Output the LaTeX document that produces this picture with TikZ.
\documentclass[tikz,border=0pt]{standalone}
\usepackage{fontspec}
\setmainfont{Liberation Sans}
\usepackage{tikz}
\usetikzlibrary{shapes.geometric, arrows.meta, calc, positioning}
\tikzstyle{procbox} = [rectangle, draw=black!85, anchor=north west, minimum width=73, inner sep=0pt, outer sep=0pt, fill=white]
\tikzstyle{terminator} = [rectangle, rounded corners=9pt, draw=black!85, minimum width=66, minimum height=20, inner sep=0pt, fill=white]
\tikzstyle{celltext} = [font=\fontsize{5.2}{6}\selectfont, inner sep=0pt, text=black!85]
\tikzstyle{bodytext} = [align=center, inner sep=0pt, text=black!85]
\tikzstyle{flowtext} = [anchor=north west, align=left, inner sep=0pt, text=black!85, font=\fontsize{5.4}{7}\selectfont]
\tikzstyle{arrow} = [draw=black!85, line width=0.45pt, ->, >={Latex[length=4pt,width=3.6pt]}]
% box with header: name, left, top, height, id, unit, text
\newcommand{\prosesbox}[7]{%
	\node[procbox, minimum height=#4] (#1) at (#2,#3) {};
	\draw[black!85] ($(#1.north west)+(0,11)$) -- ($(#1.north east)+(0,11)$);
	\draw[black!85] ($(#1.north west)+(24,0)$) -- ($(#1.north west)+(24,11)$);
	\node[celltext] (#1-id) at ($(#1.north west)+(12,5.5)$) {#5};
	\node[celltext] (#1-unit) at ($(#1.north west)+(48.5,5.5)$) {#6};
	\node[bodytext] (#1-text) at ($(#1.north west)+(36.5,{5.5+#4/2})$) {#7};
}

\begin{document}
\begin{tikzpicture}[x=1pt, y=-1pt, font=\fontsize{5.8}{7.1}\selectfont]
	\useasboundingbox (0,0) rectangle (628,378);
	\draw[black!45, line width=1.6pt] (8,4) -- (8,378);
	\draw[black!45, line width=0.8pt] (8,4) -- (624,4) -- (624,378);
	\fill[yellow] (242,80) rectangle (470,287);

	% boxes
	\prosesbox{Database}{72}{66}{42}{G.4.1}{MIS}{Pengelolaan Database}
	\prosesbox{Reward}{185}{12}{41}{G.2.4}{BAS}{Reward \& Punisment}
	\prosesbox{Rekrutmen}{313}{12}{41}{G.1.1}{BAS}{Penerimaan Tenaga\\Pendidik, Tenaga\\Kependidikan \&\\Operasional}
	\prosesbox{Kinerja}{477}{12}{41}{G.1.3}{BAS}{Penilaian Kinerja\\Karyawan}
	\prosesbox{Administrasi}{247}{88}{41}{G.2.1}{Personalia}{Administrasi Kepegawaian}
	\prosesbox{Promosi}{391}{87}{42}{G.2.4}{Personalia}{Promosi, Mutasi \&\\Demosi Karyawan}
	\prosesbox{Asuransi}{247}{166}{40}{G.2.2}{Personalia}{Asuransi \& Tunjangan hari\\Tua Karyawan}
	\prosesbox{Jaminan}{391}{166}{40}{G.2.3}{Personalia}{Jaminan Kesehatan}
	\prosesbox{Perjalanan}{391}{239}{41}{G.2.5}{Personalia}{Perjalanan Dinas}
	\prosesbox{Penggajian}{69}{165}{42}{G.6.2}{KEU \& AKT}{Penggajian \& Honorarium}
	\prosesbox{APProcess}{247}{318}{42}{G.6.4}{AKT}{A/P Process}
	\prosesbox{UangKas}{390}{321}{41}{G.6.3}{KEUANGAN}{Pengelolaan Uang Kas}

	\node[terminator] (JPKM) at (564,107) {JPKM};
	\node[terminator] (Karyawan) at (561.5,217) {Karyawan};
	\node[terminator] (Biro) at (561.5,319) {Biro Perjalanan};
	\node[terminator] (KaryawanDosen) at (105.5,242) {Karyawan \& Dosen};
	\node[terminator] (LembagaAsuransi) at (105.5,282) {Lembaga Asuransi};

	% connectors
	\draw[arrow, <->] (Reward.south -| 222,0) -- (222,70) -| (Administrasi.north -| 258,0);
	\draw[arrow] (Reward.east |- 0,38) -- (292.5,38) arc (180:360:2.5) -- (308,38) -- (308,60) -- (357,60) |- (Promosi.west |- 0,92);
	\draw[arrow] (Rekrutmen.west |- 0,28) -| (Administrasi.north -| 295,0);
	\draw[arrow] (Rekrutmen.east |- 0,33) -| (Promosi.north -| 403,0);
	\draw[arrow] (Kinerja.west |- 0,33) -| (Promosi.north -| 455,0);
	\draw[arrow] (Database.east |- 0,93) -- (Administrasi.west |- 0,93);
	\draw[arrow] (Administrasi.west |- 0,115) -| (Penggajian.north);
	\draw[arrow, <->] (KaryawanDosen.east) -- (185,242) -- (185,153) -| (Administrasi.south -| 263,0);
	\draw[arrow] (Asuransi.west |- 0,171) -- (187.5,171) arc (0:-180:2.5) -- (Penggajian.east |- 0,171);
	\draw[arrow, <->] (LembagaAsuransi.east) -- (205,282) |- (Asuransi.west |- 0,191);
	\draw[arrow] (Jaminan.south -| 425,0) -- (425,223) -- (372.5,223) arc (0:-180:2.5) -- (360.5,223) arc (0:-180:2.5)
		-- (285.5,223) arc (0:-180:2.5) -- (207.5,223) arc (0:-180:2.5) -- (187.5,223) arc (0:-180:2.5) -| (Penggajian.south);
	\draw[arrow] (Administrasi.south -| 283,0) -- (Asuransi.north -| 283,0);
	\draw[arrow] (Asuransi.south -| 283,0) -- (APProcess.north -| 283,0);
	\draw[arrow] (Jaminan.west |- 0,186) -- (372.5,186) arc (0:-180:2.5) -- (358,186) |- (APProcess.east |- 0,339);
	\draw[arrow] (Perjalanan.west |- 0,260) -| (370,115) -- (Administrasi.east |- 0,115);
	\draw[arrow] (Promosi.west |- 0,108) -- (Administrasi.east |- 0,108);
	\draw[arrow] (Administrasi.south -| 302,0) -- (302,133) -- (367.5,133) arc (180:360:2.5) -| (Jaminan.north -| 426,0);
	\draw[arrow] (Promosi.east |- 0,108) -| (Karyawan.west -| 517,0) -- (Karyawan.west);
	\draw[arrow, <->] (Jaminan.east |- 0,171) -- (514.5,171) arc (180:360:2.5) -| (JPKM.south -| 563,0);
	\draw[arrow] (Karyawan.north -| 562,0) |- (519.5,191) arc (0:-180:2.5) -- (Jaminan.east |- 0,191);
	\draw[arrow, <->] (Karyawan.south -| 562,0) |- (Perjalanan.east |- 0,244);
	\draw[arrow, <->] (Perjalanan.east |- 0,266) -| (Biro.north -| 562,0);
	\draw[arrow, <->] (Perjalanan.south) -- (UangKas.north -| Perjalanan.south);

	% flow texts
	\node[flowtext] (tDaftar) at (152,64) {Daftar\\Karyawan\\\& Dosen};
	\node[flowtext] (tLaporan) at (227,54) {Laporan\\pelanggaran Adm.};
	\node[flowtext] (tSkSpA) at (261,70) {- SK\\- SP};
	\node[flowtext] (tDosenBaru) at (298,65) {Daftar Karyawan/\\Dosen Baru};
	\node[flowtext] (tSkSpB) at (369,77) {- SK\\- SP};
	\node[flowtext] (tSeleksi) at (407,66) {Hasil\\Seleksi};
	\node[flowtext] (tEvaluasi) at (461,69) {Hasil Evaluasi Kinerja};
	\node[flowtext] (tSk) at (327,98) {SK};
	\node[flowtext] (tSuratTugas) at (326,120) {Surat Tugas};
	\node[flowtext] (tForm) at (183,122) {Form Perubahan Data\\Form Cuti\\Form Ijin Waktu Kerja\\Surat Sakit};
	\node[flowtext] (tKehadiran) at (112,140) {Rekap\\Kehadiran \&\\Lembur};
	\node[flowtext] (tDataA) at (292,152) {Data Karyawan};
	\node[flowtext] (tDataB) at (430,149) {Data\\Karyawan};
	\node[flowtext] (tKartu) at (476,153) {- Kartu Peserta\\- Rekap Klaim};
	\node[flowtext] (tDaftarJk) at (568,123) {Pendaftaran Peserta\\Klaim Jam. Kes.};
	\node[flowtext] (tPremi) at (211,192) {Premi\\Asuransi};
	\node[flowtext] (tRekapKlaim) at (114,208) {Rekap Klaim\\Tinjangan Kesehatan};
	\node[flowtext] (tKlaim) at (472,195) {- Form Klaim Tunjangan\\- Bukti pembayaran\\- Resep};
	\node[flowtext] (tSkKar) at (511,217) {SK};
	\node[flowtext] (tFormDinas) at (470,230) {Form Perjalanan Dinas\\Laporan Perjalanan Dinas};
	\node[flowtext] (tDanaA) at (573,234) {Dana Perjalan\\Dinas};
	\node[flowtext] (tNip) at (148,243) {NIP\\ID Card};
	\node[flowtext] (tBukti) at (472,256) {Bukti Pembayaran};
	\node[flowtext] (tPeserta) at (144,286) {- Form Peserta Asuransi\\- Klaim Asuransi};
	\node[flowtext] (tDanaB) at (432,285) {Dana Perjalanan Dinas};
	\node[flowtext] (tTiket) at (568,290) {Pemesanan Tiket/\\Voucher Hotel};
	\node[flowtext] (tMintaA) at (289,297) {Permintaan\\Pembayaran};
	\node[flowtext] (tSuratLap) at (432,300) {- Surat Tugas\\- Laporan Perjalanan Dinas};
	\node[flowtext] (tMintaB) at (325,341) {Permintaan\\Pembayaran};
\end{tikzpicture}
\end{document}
++++++++++
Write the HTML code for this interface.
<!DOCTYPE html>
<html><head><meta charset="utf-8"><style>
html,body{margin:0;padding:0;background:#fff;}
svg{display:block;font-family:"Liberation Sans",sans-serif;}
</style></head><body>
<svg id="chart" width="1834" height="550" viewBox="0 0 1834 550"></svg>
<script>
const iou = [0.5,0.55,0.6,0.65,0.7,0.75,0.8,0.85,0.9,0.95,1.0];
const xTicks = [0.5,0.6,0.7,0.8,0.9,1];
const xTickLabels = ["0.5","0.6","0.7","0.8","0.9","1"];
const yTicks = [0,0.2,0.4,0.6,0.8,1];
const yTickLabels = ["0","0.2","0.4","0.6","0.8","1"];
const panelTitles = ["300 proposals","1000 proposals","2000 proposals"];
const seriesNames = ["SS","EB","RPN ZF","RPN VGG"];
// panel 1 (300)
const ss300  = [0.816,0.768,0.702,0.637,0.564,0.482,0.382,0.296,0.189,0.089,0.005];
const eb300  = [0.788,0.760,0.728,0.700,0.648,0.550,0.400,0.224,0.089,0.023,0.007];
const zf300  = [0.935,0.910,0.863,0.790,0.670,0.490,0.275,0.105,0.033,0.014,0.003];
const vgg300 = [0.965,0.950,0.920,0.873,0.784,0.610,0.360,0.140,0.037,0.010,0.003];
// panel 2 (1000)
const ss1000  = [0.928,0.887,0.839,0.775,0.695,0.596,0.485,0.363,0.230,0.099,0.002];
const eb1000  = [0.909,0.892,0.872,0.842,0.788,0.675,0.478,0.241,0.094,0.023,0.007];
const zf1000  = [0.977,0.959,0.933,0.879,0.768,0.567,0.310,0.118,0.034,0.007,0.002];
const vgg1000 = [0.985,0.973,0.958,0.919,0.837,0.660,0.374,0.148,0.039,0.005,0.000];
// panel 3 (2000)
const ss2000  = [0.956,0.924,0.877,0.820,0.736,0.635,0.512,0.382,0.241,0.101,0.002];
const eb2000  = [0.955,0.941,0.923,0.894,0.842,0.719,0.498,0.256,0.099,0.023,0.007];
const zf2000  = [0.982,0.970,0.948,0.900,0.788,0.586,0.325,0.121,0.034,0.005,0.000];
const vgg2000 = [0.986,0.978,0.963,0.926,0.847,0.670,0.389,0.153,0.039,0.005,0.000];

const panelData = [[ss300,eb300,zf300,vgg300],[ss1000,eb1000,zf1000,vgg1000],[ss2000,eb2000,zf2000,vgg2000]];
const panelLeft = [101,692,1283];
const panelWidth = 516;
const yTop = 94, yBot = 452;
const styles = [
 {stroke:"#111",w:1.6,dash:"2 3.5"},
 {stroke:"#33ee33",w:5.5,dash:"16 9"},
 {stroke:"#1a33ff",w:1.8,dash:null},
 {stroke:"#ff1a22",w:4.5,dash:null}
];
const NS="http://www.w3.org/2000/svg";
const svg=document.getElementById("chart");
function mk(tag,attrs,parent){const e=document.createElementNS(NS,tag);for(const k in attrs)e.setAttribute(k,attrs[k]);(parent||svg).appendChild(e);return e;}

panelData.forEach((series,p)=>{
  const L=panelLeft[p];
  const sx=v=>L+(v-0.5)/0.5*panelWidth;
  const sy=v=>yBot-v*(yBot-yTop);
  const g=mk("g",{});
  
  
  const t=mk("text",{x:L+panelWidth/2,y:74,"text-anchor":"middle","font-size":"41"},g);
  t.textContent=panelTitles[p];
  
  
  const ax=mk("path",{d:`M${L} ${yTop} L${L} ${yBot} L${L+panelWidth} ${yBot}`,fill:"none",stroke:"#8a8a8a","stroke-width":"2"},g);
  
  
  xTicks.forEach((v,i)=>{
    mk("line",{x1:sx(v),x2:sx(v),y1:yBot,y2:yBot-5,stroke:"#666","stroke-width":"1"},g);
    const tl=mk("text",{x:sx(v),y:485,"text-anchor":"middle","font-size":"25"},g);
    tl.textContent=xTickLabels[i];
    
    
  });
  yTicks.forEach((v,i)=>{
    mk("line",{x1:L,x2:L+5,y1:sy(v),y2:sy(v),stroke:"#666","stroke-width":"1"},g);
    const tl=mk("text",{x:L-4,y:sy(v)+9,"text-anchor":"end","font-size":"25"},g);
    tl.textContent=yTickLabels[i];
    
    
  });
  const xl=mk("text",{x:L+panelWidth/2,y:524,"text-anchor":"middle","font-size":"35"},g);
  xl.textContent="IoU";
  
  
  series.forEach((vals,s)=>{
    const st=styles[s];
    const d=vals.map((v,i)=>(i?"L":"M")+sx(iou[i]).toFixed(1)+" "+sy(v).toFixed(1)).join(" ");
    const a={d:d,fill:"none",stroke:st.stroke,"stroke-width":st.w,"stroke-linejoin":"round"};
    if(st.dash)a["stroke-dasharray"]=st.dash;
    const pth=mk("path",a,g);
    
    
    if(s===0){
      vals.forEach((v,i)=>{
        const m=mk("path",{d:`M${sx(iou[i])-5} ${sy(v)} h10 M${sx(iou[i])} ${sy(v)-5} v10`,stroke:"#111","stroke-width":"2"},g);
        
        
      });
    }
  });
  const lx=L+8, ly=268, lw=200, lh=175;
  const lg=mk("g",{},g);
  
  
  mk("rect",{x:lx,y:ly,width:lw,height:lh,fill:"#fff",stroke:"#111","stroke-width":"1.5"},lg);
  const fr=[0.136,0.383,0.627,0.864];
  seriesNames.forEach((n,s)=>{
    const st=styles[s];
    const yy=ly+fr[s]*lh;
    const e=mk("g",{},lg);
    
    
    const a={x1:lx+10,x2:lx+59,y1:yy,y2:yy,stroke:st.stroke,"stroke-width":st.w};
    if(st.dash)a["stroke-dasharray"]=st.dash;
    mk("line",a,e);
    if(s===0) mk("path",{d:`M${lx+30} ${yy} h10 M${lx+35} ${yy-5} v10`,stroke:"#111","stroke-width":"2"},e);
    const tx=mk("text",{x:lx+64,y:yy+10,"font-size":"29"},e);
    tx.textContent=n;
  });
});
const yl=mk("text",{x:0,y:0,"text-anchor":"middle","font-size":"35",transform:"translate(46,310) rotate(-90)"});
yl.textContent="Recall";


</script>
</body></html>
++++++++++
■ STATED EXERCISE ■
Determine the number of lines in the listing that hold the word "this", and supply that number and nothing further.

■ REPLY TO THE EXERCISE ■
2